C'est justement là le problème. Plutôt que de questionner la place des femmes en leur sein et notamment dans leurs instances dirigeantes, les grandes entreprises préfèrent louvoyer.

Le rapport met aussi en lumière les "stratégies de contournement" mises en place par certaines entreprises pour contourner la loi Copé-Zimmerman : "diminution du nombre de membres des conseils pour augmenter statistiquement la part des femmes, changement de statut juridique de l'entreprise, etc." Malin, quand on sait que les objectifs de 20% et de 40% de femmes ne s'appliquant qu'aux conseils comptant au moins huit membres. Pour les plus petits conseils d'administration, l'écart entre les femmes et les hommes doit être de deux membres maximum.

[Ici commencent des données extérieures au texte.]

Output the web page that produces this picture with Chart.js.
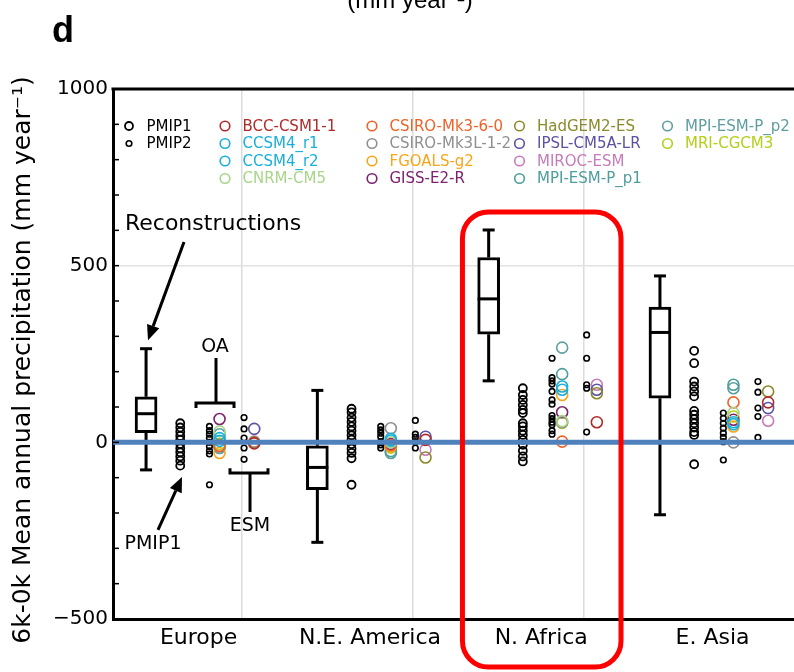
<!DOCTYPE html>
<html>
<head>
<meta charset="utf-8">
<script src="https://cdn.jsdelivr.net/npm/chart.js@4.4.1/dist/chart.umd.min.js"></script>
<style>
  html, body { margin: 0; padding: 0; background: #fff; overflow: hidden; }
  canvas { display: block; }
</style>
</head>
<body>
<canvas id="chart" width="794" height="672"></canvas>
<script>
const regions = ['Europe', 'N.E. America', 'N. Africa', 'E. Asia'];
const yLabelTicks = [-500, 0, 500, 1000];

// reconstructions (box plot): whisker min, q1, median, q3, whisker max
const reconMin = [-78, -283, 174, -205];
const reconQ1  = [27, -134, 306, 125];
const reconMed = [81, -71, 406, 311];
const reconQ3  = [129, -10, 523, 383];
const reconMax = [265, 147, 601, 471];

// PMIP1 models, one list per region
const pmip1 = [
  [54, 42, 30, 18, 7, -5, -17, -28, -40, -52, -66],
  [95, 85, 70, 58, 45, 33, 20, 8, -5, -18, -30, -45, -120],
  [153, 134, 120, 106, 92, 83, 54, 45, 33, 21, 7, -7, -24, -40, -54],
  [259, 224, 172, 158, 144, 130, 89, 78, 66, 54, 42, 29, 21, -62]
];
// PMIP2 ocean-atmosphere models
const pmip2OA = [
  [45, 33, 23, 12, 0, -12, -24, -33, -120],
  [45, 35, 26, 16, 2, -7, -16],
  [238, 183, 174, 165, 144, 120, 108, 76, 67, 57, 50, 33, 23],
  [83, 68, 54, 40, 26, 14, 2, -50]
];
// PMIP2 earth system models
const pmip2ESM = [
  [70, 38, 12, -16, -48],
  [62, 23, 14, 2, -16],
  [304, 238, 163, 153, 29],
  [172, 142, 97, 73, 14]
];

// PMIP3 / CMIP5 models
const modelNames = ['BCC-CSM1-1', 'CCSM4_r1', 'CCSM4_r2', 'CNRM-CM5',
  'CSIRO-Mk3-6-0', 'CSIRO-Mk3L-1-2', 'FGOALS-g2', 'GISS-E2-R',
  'HadGEM2-ES', 'IPSL-CM5A-LR', 'MIROC-ESM', 'MPI-ESM-P_p1',
  'MPI-ESM-P_p2', 'MRI-CGCM3'];
const modelColors = ['#b02a2a', '#1aafd8', '#1aafd8', '#a8d58a',
  '#f06127', '#8f8f8f', '#f9a51b', '#7d2170',
  '#8c8a2c', '#5b52a3', '#c67bbb', '#4d9e9c',
  '#5f9ea0', '#b4cf1a'];
const modelType = ['ESM', 'OA', 'OA', 'OA', 'OA', 'OA', 'OA', 'OA',
  'ESM', 'ESM', 'ESM', 'OA', 'OA', 'OA'];
// values per model: Europe, N.E. America, N. Africa, E. Asia
const modelValues = [
  [-3, 7, 57, 113],
  [12, 10, 158, 57],
  [4, 5, 149, 51],
  [31, 0, 60, 83],
  [-10, -8, 2, 113],
  [-12, 40, 57, 0],
  [-30, -12, 134, 45],
  [66, -5, 85, 64],
  [0, -43, 139, 144],
  [38, 16, 149, 97],
  [2, -21, 163, 61],
  [23, -25, 193, 163],
  [-16, -30, 268, 153],
  [-5, -15, 55, 73]
];

// column offsets inside a region (region width = 1)
const BOX_OFF = -0.307, PMIP1_OFF = -0.1075, PMIP2OA_OFF = 0.063,
      OA_OFF = 0.122, PMIP2ESM_OFF = 0.265, ESM_OFF = 0.3245;
const X_MIN = -0.5, X_MAX = 3.4755;

function spread(groups, off) {
  const out = [];
  groups.forEach((vals, i) => vals.forEach(v => out.push({x: i + off, y: v})));
  return out;
}

const whiskers = [];
regions.forEach((r, i) => {
  const x = i + BOX_OFF;
  whiskers.push({x, y: reconMax[i]}, {x, y: reconQ3[i]}, {x, y: null},
                {x, y: reconQ1[i]}, {x, y: reconMin[i]}, {x, y: null});
});

const clear = 'rgba(0,0,0,0)';
const datasets = [
  {
    label: 'zero', type: 'scatter', showLine: true, order: -10, clip: 0,
    data: [{x: X_MIN, y: 0}, {x: X_MAX, y: 0}],
    borderColor: '#4f81bd', borderWidth: 5, pointRadius: 0
  },
  {
    label: 'PMIP1', type: 'scatter', data: spread(pmip1, PMIP1_OFF),
    borderColor: '#000', backgroundColor: clear, borderWidth: 1.8, pointRadius: 4
  },
  {
    label: 'PMIP2', type: 'scatter', data: spread(pmip2OA, PMIP2OA_OFF),
    borderColor: '#000', backgroundColor: clear, borderWidth: 1.6, pointRadius: 2.8
  },
  {
    label: 'PMIP2 ESM', type: 'scatter', data: spread(pmip2ESM, PMIP2ESM_OFF),
    borderColor: '#000', backgroundColor: clear, borderWidth: 1.6, pointRadius: 2.8
  }
];
modelNames.forEach((name, m) => {
  const off = modelType[m] === 'OA' ? OA_OFF : ESM_OFF;
  datasets.push({
    label: name, type: 'scatter',
    data: modelValues[m].map((v, i) => ({x: i + off, y: v})),
    borderColor: modelColors[m], backgroundColor: clear, borderWidth: 1.6, pointRadius: 5.5
  });
});
datasets.push(
  {
    label: 'median', type: 'scatter',
    data: regions.map((r, i) => ({x: i + BOX_OFF, y: reconMed[i]})),
    pointStyle: 'line', pointRadius: 11, borderWidth: 3, borderColor: '#000'
  },
  {
    label: 'caps', type: 'scatter',
    data: regions.map((r, i) => ({x: i + BOX_OFF, y: reconMax[i]}))
      .concat(regions.map((r, i) => ({x: i + BOX_OFF, y: reconMin[i]}))),
    pointStyle: 'line', pointRadius: 6, borderWidth: 3, borderColor: '#000'
  },
  {
    label: 'box', type: 'bar',
    data: regions.map((r, i) => ({x: i + BOX_OFF, y: [reconQ1[i], reconQ3[i]]})),
    barThickness: 22, backgroundColor: '#fff', borderColor: '#000',
    borderWidth: 3, borderSkipped: false
  },
  {
    label: 'whiskers', type: 'scatter', showLine: true, spanGaps: false,
    data: whiskers, borderColor: '#000', borderWidth: 3, pointRadius: 0
  }
);

const legendRows = [126, 143.5, 161, 178.5];
const legendCols = [129, 225, 372, 519.5, 667.5];

const framePlugin = {
  id: 'frame',
  afterDatasetsDraw(chart) {
    const {ctx, chartArea: a, scales: {y}} = chart;
    ctx.save();
    ctx.strokeStyle = '#000';
    ctx.lineWidth = 1.5;
    for (let v = -500; v <= 1000; v += 100) {
      const py = y.getPixelForValue(v);
      ctx.beginPath(); ctx.moveTo(a.left, py); ctx.lineTo(a.left + 6, py); ctx.stroke();
    }
    ctx.lineWidth = 3;
    ctx.beginPath(); ctx.moveTo(a.left - 1.5, a.top); ctx.lineTo(a.right, a.top); ctx.stroke();
    ctx.restore();
  }
};

const legendPlugin = {
  id: 'gridLegend',
  afterDraw(chart) {
    const ctx = chart.ctx;
    const items = ['PMIP1', 'PMIP2'].map((l, r) => ({label: l, col: 0, row: r}))
      .concat(modelNames.map((l, m) => ({label: l, col: 1 + Math.floor(m / 4), row: m % 4})));
    ctx.save();
    ctx.font = '15px "DejaVu Sans"';
    ctx.textBaseline = 'middle';
    items.forEach(it => {
      const ds = chart.data.datasets.find(d => d.label === it.label);
      const cx = legendCols[it.col], cy = legendRows[it.row];
      ctx.strokeStyle = ds.borderColor;
      ctx.lineWidth = ds.borderWidth;
      ctx.beginPath();
      ctx.arc(cx, cy, Math.min(ds.pointRadius, 4.8), 0, Math.PI * 2);
      ctx.stroke();
      ctx.fillStyle = ds.borderColor;
      ctx.fillText(it.label, cx + 17.5, cy + 1);
    });
    ctx.restore();
  }
};

function arrow(ctx, x1, y1, x2, y2) {
  const ang = Math.atan2(y2 - y1, x2 - x1), L = 15, W = 6.5;
  const bx = x2 - L * Math.cos(ang), by = y2 - L * Math.sin(ang);
  ctx.beginPath(); ctx.moveTo(x1, y1); ctx.lineTo(bx, by); ctx.stroke();
  ctx.beginPath();
  ctx.moveTo(x2, y2);
  ctx.lineTo(bx + W * Math.sin(ang), by - W * Math.cos(ang));
  ctx.lineTo(bx - W * Math.sin(ang), by + W * Math.cos(ang));
  ctx.closePath(); ctx.fill();
}

const notesPlugin = {
  id: 'notes',
  afterDraw(chart) {
    const {ctx, chartArea: a, scales: {x, y}} = chart;
    const X = v => x.getPixelForValue(v), Y = v => y.getPixelForValue(v);
    ctx.save();
    ctx.fillStyle = '#000';
    ctx.strokeStyle = '#000';
    ctx.lineWidth = 3;

    ctx.font = 'bold 36px "Liberation Sans"';
    ctx.textAlign = 'left';
    ctx.textBaseline = 'alphabetic';
    ctx.fillText('d', 52, 42);
    ctx.font = '24px "Liberation Sans Narrow", "Liberation Sans"';
    ctx.textAlign = 'center';
    ctx.fillText('(mm year\u207B\u00B9)', 410, 8);

    // y axis title
    ctx.save();
    ctx.translate(23, (a.top + a.bottom) / 2 + 6);
    ctx.rotate(-Math.PI / 2);
    ctx.textBaseline = 'middle';
    ctx.font = '25px "DejaVu Sans"';
    ctx.fillText('6k-0k Mean annual precipitation (mm year\u207B\u00B9)', 0, 0);
    ctx.restore();

    ctx.textBaseline = 'middle';
    ctx.font = '22px "DejaVu Sans"';
    ctx.fillText('Reconstructions', X(0.084), Y(618));
    arrow(ctx, X(-0.0855), Y(567), X(-0.2957), Y(289));

    ctx.font = '19px "DejaVu Sans"';
    ctx.fillText('OA', X(0.0955), Y(270));
    ctx.beginPath();
    ctx.moveTo(X(0.1013), Y(239)); ctx.lineTo(X(0.1013), Y(111));
    ctx.moveTo(X(-0.0155), Y(97)); ctx.lineTo(X(-0.0155), Y(111));
    ctx.lineTo(X(0.2064), Y(111)); ctx.lineTo(X(0.2064), Y(97));
    ctx.stroke();

    ctx.fillText('ESM', X(0.2998), Y(-237));
    ctx.beginPath();
    ctx.moveTo(X(0.2998), Y(-197)); ctx.lineTo(X(0.2998), Y(-87));
    ctx.moveTo(X(0.183), Y(-73)); ctx.lineTo(X(0.183), Y(-87));
    ctx.lineTo(X(0.4048), Y(-87)); ctx.lineTo(X(0.4048), Y(-73));
    ctx.stroke();

    ctx.fillText('PMIP1', X(-0.2665), Y(-288));
    arrow(ctx, X(-0.2373), Y(-248), X(-0.0972), Y(-98));

    // highlight box around N. Africa
    const l = X(1.540), r = X(2.4656), t = Y(652), b = Y(-636), rad = 26;
    ctx.strokeStyle = '#ff0000';
    ctx.lineWidth = 5;
    ctx.beginPath();
    ctx.moveTo(l + rad, t);
    ctx.arcTo(r, t, r, b, rad);
    ctx.arcTo(r, b, l, b, rad);
    ctx.arcTo(l, b, l, t, rad);
    ctx.arcTo(l, t, r, t, rad);
    ctx.closePath();
    ctx.stroke();
    ctx.restore();
  }
};

new Chart(document.getElementById('chart'), {
  type: 'scatter',
  data: {datasets},
  options: {
    responsive: false,
    animation: false,
    events: [],
    layout: {autoPadding: false, padding: {top: 89, right: 0, left: 0, bottom: 0}},
    plugins: {legend: {display: false}, tooltip: {enabled: false}},
    scales: {
      x: {
        type: 'linear', min: X_MIN, max: X_MAX, offset: false,
        afterBuildTicks: s => { s.ticks = [0, 0.5, 1, 1.5, 2, 2.5, 3].map(v => ({value: v})); },
        afterFit: s => { s.height = 53; s.paddingLeft = 0; s.paddingRight = 0; },
        grid: {
          color: c => (c.tick && c.tick.value % 1 !== 0) ? '#dcdcdc' : clear,
          lineWidth: 1.5, drawTicks: false
        },
        border: {color: '#000', width: 3},
        ticks: {
          autoSkip: false, maxRotation: 0, padding: 6, color: '#000',
          font: {family: 'DejaVu Sans', size: 22},
          callback: v => Number.isInteger(v) ? regions[v] : ''
        }
      },
      y: {
        min: -500, max: 1000,
        afterBuildTicks: s => { s.ticks = yLabelTicks.map(v => ({value: v})); },
        afterFit: s => { s.width = 113; s.paddingTop = 0; s.paddingBottom = 0; },
        grid: {
          color: c => (c.tick && c.tick.value === 500) ? '#e2e2e2' : clear,
          lineWidth: 1.5, drawTicks: false
        },
        border: {color: '#000', width: 3},
        ticks: {
          padding: 5, color: '#000',
          font: {family: 'DejaVu Sans', size: 20},
          callback: v => v < 0 ? '\u2212' + Math.abs(v) : String(v)
        }
      }
    }
  },
  plugins: [framePlugin, legendPlugin, notesPlugin]
});
</script>
</body>
</html>
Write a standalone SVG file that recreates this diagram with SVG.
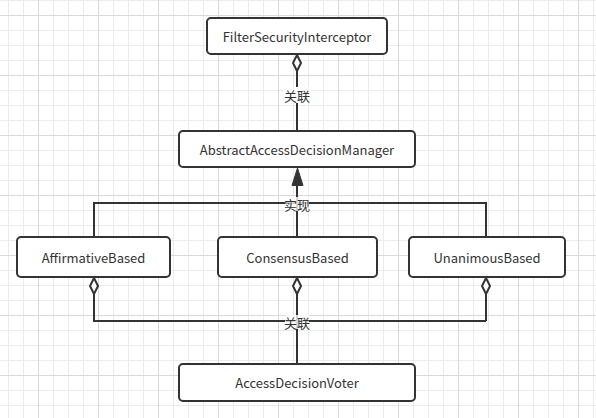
<svg xmlns="http://www.w3.org/2000/svg" width="596" height="418" viewBox="0 0 596 418">
<defs>
<pattern id="minor" x="8" y="0" width="15" height="15" patternUnits="userSpaceOnUse">
<path d="M0.5 0 V15 M0 0.5 H15" fill="none" stroke="#ececec" stroke-width="1"/>
</pattern>
<pattern id="major" x="38" y="15" width="60" height="60" patternUnits="userSpaceOnUse">
<path d="M0.5 0 V60 M0 0.5 H60" fill="none" stroke="#dadada" stroke-width="1"/>
</pattern>
<marker id="diamond" viewBox="0 0 18 10" refX="0" refY="5" markerWidth="18" markerHeight="10" markerUnits="userSpaceOnUse" orient="auto">
<path d="M1 5 L9 1 L17 5 L9 9 Z" fill="#fff" stroke="#333" stroke-width="2"/>
</marker>
</defs>
<style>
.node rect{fill:#fff;stroke:#333;stroke-width:2}
.node text{font-family:"Noto Sans CJK SC","Noto Sans",sans-serif;font-size:13px;fill:#333;text-anchor:middle;dominant-baseline:central}
.edge{fill:none;stroke:#333;stroke-width:2}
.lbl{font-family:"Noto Sans CJK SC",sans-serif;font-size:13px;fill:#333;text-anchor:middle;dominant-baseline:central}
.lblbg{fill:#fff}
</style>
<rect width="596" height="418" fill="#fff"/>
<rect width="596" height="418" fill="url(#minor)"/>
<rect width="596" height="418" fill="url(#major)"/>
<g id="connectors">
<path class="edge" d="M297 54 V131" marker-start="url(#diamond)"/>
<rect class="lblbg" x="284" y="87" width="27" height="16"/>
<text class="lbl" x="297" y="95">关联</text>
<path class="edge" d="M297 237 V184"/>
<path class="edge" d="M94 237 V203 H486 V237"/>
<path d="M297.5 168 L292 185.5 L303 185.5 Z" fill="#333" stroke="#333" stroke-width="1"/>
<rect class="lblbg" x="285" y="197" width="24" height="14" opacity="0.8"/>
<text class="lbl" x="297" y="204">实现</text>
<path class="edge" d="M94 277 V321 H486" marker-start="url(#diamond)"/>
<path class="edge" d="M486 277 V321" marker-start="url(#diamond)"/>
<path class="edge" d="M297 277 V364" marker-start="url(#diamond)"/>
<rect class="lblbg" x="285" y="315" width="24" height="14" opacity="0.8"/>
<text class="lbl" x="297" y="322">关联</text>
</g>
<g id="FilterSecurityInterceptor" class="node">
<rect x="207" y="18" width="180" height="36" rx="4"/>
<text x="297" y="36">FilterSecurityInterceptor</text>
</g>
<g id="AbstractAccessDecisionManager" class="node">
<rect x="179" y="131" width="236" height="36" rx="4"/>
<text x="297" y="149">AbstractAccessDecisionManager</text>
</g>
<g id="AffirmativeBased" class="node">
<rect x="17" y="237" width="153" height="40" rx="4"/>
<text x="93.5" y="257">AffirmativeBased</text>
</g>
<g id="ConsensusBased" class="node">
<rect x="218" y="237" width="159" height="40" rx="4"/>
<text x="297.5" y="257">ConsensusBased</text>
</g>
<g id="UnanimousBased" class="node">
<rect x="409" y="237" width="156" height="40" rx="4"/>
<text x="487" y="257">UnanimousBased</text>
</g>
<g id="AccessDecisionVoter" class="node">
<rect x="179" y="364" width="236" height="37" rx="4"/>
<text x="297" y="382.5">AccessDecisionVoter</text>
</g>
</svg>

Enfin, le rapport du HCEfh lance des pistes de réflexion pour que le seuil de 40% de femmes dans les conseils d'administration soit atteint en juin 2017. Avec, en premier axe de travail, rappeler la loi aux entreprises récalcitrantes. "Sans pouvoir savoir si les entreprises respectent leurs obligations légales en la matière, ni qui est censé assurer ce suivi, les sanctions risquent d'être inopérantes", souligne le rapport qui rappelle que des sanctions comme la nullité des nominations ou la suspension des jetons de présence sont prévues en cas de non-respect des obligations légales.

Autres pistes avancées : la mise en place d'instruments de mesure pour contrôler la parité dans les sociétés françaises, l'accompagnement dans la recherche d'administrateur.rice.s et enfin le soutien aux programmes de création d'entreprises par les femmes et de mixité des métiers.

Car la parité en entreprise ne se borne pas seulement aux quotas de femmes dans les conseils d'administration. Comme le rappelle le rapport, en 2016, aucune entreprise du CAC 40 n'est dirigée par une femme. Et 95% des présidences des conseils d'administration et de surveillance sont assurées par des hommes.